Choose Malpractice Coverage Wisely
Larry Sophian, CPA
All physicians must have malpractice insurance. But all policies are not alike. It is critical that you choose one that fits your practice’s needs. After all, if you do not choose wisely, your practice could find itself in a tenuous financial and legal situation in the event of a lawsuit.
Explore Types of Coverage
Practices must address malpractice coverage by asking: How much protection does it want, for what period and events? Malpractice coverage is stated in terms of limits per claim and the aggregate limit on payments over the life of the policy.
There are several types of coverage to choose from. Most practices will be concerned with claims-made, tail and nose policies. A “claims-made” policy covers incidents that may occur during the policy period and that are reported while the policy is still in force.
When a doctor changes policies, it’s possible that some claims will be uncovered before the new policy kicks in. The gap can be filled by either “tail” coverage, which takes care of claims that arise after leaving the previous carrier, or “nose” coverage, which extends coverage of the new policy to an earlier date. Tail coverage is also typically purchased when a physician retires.
Review the Provisions
There are several policy provisions physicians should review. Most will include a “consent to settle” clause. It requires the carrier to obtain the physician’s written permission before settling a claim against him or her. Without it, the insurer can settle a claim that the physician believes is defensible.
Several states have set up medical review panels and all claims must be heard by the panel before legal action can be taken.
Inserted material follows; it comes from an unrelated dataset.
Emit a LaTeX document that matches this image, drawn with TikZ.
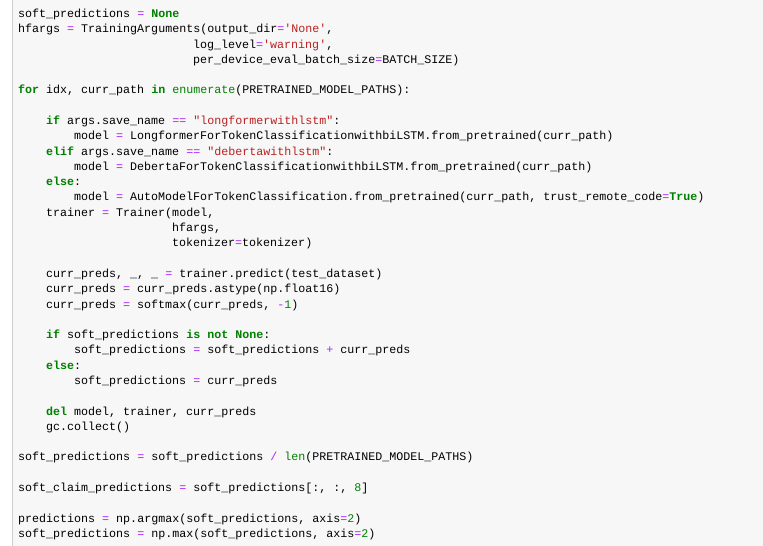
\documentclass[tikz,border=0pt]{standalone}
\usepackage{fontspec}
\setmonofont{Liberation Mono}
\definecolor{cellbg}{HTML}{F7F7F7}
\definecolor{cellline}{HTML}{CFCFCF}
\definecolor{kwgreen}{HTML}{008000}
\definecolor{strred}{HTML}{BA2121}
\definecolor{oppurple}{HTML}{AA22FF}
\newcommand{\kw}[1]{\textcolor{kwgreen}{\textbf{#1}}}
\newcommand{\strg}[1]{\textcolor{strred}{#1}}
\newcommand{\opr}[1]{\textcolor{oppurple}{#1}}
\newcommand{\nbr}[1]{\textcolor{kwgreen}{#1}}
\newcommand{\bltn}[1]{\textcolor{kwgreen}{#1}}
\def\lh{15.29}
\begin{document}
\begin{tikzpicture}[x=1pt, y=-1pt,
	code/.style={anchor=base west, inner sep=0pt, font=\ttfamily\fontsize{11.67}{14}\selectfont\frenchspacing}]
	% Cellule
	\useasboundingbox (0,0) rectangle (763,546);
	\fill[white] (0,0) rectangle (763,546);
	\fill[cellbg] (12,0) rectangle (763,546);
	\draw[cellline, line width=1pt] (12.5,0) -- (12.5,546);
	% Code
	\node[code] (l0) at (18,{17.5+0*\lh}) {soft\_predictions \opr{=} \kw{None}};
	\node[code] (l1) at (18,{17.5+1*\lh}) {hfargs \opr{=} TrainingArguments(output\_dir\opr{=}\strg{'None'},};
	\node[code] (l2) at (193,{17.5+2*\lh}) {log\_level\opr{=}\strg{'warning'},};
	\node[code] (l3) at (193,{17.5+3*\lh}) {per\_device\_eval\_batch\_size\opr{=}BATCH\_SIZE)};
	\node[code] (l5) at (18,{17.5+5*\lh}) {\kw{for} idx, curr\_path \kw{in} \bltn{enumerate}(PRETRAINED\_MODEL\_PATHS):};
	\node[code] (l7) at (46,{17.5+7*\lh}) {\kw{if} args.save\_name \opr{==} \strg{"longformerwithlstm"}:};
	\node[code] (l8) at (74,{17.5+8*\lh}) {model \opr{=} LongformerForTokenClassificationwithbiLSTM.from\_pretrained(curr\_path)};
	\node[code] (l9) at (46,{17.5+9*\lh}) {\kw{elif} args.save\_name \opr{==} \strg{"debertawithlstm"}:};
	\node[code] (l10) at (74,{17.5+10*\lh}) {model \opr{=} DebertaForTokenClassificationwithbiLSTM.from\_pretrained(curr\_path)};
	\node[code] (l11) at (46,{17.5+11*\lh}) {\kw{else}:};
	\node[code] (l12) at (74,{17.5+12*\lh}) {model \opr{=} AutoModelForTokenClassification.from\_pretrained(curr\_path, trust\_remote\_code\opr{=}\kw{True})};
	\node[code] (l13) at (46,{17.5+13*\lh}) {trainer \opr{=} Trainer(model,};
	\node[code] (l14) at (172,{17.5+14*\lh}) {hfargs,};
	\node[code] (l15) at (172,{17.5+15*\lh}) {tokenizer\opr{=}tokenizer)};
	\node[code] (l17) at (46,{17.5+17*\lh}) {curr\_preds, \_, \_ \opr{=} trainer.predict(test\_dataset)};
	\node[code] (l18) at (46,{17.5+18*\lh}) {curr\_preds \opr{=} curr\_preds.astype(np.float16)};
	\node[code] (l19) at (46,{17.5+19*\lh}) {curr\_preds \opr{=} softmax(curr\_preds, \opr{-}\nbr{1})};
	\node[code] (l21) at (46,{17.5+21*\lh}) {\kw{if} soft\_predictions \kw{is} \kw{not} \kw{None}:};
	\node[code] (l22) at (74,{17.5+22*\lh}) {soft\_predictions \opr{=} soft\_predictions \opr{+} curr\_preds};
	\node[code] (l23) at (46,{17.5+23*\lh}) {\kw{else}:};
	\node[code] (l24) at (74,{17.5+24*\lh}) {soft\_predictions \opr{=} curr\_preds};
	\node[code] (l26) at (46,{17.5+26*\lh}) {\kw{del} model, trainer, curr\_preds};
	\node[code] (l27) at (46,{17.5+27*\lh}) {gc.collect()};
	\node[code] (l29) at (18,{17.5+29*\lh}) {soft\_predictions \opr{=} soft\_predictions \opr{/} \bltn{len}(PRETRAINED\_MODEL\_PATHS)};
	\node[code] (l31) at (18,{17.5+31*\lh}) {soft\_claim\_predictions \opr{=} soft\_predictions[:, :, \nbr{8}]};
	\node[code] (l33) at (18,{17.5+33*\lh}) {predictions \opr{=} np.argmax(soft\_predictions, axis\opr{=}\nbr{2})};
	\node[code] (l34) at (18,{17.5+34*\lh}) {soft\_predictions \opr{=} np.max(soft\_predictions, axis\opr{=}\nbr{2})};
\end{tikzpicture}
\end{document}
This reduces frivolous claims and helps lower premiums.
Another provision is related to the legal costs of defending a claim. Those costs, which can be upwards of $100,000, may be included “inside” or “outside” the policy limits. The latter is better. Otherwise, a $100,000 legal defense bill will be subtracted from a $1 million per occurrence limit, leaving $900,000 to cover court awards and damages.
Also consider claim acknowledgment. An insurance carrier may acknowledge that a claim has been made either by requiring that the insured physician receive a “written demand for damages” from a prospective plaintiff, which means the physician must wait to be sued, or the doctor is allowed to report an adverse outcome as a potential claim, known as “incident reporting.”
Select a Carrier
Malpractice insurance companies take many forms. Some are physician-owned (“captive” insurers); others are traditional commercial entities. Work with a broker or an independent agent to find the insurer that best suits your practice.
The carrier must have sufficient financial resources to satisfy current and future damages claims against its policyholders. A close look at the carrier’s annual report and other financial statements will reveal information about its surplus, net written premiums and loss reserves — key metrics of financial strength. Also look at ratings issued by industry analysts such as A.M. Best Company and Fitch. A rating of “A-” or better is desirable.
Equally important is the carrier’s management philosophy, which is reflected in its underwriting standards, claims management and actuarial policies.
The cost will depend on the carrier as well as the coverage needed and the physician’s history of adverse events. Take advantage of preventive services that carriers offer to practices to help reduce their legal risk and maintain patient safety. For example, they may provide risk management tools through bulletins, publications and educational programs.
Protect Your Practice
Choosing the appropriate malpractice insurance will help protect you and your practice. Your CPA and attorney can help lead you through the process.